Brown teamed with Wendy Calvin, a spectroscopy expert at the University of Nevada, Reno, to analyze the outer skin of Charon based on the spectrum of infrared light reflected from the moon. They saw a surface dominated by crystalline water ice, commonly seen on other moons in the outer solar system. But a curious dip in part of the spectrum demanded further explanation, the team reports in today's Science. Using models of the light reflected from a variety of ices and minerals, Brown and Calvin deduced that the most likely cause is ammonia ice, which until now astronomers had seen only in comets.

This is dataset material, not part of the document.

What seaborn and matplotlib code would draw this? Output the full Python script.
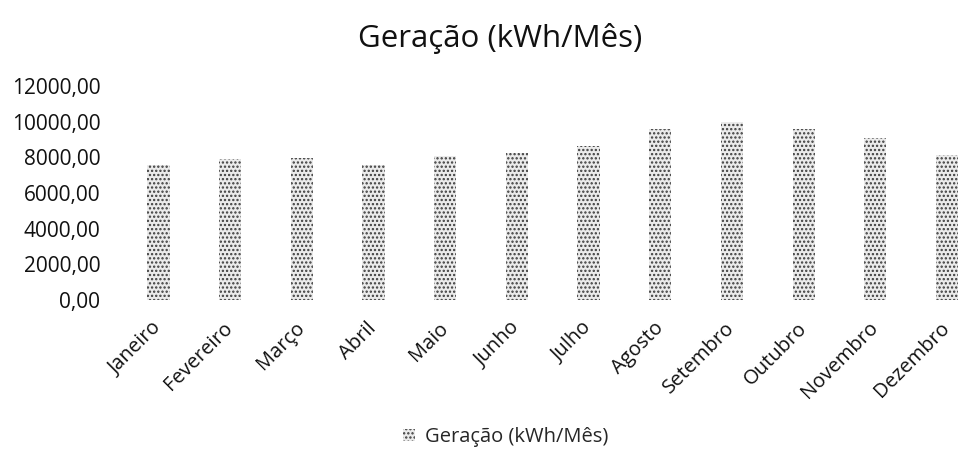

Early in the solar system's history, a large object probably struck Pluto; the debris later coalesced into Charon, astronomers believe. Volcanoes driven by the heat of the impact may have coated the moon's surface with a slushy ammonia-water mixture. Then, after the heat faded away, Charon would have frozen solid. Pluto, nearly five times more massive than Charon, retains a shroud of methane, carbon monoxide, and nitrogen in a thin atmosphere and as surface frosts, Brown says. In contrast, Charon's gravitational pull is too feeble to hold on to those volatile gases.
Planetary scientist Eliot Young of the Southwestern Research Institute in Boulder, Colorado, isn't yet sold on Charon's ammonia ice. "It's worth following up, but it's hard to check an exhaustive list of compounds when you are trying to match a small depression in a spectrum," he says. Even so, Young is excited by the prospect of learning more about Charon's composition. "If you're interested in what the early solar system was made of, Pluto, Charon, and comets are among your best bets."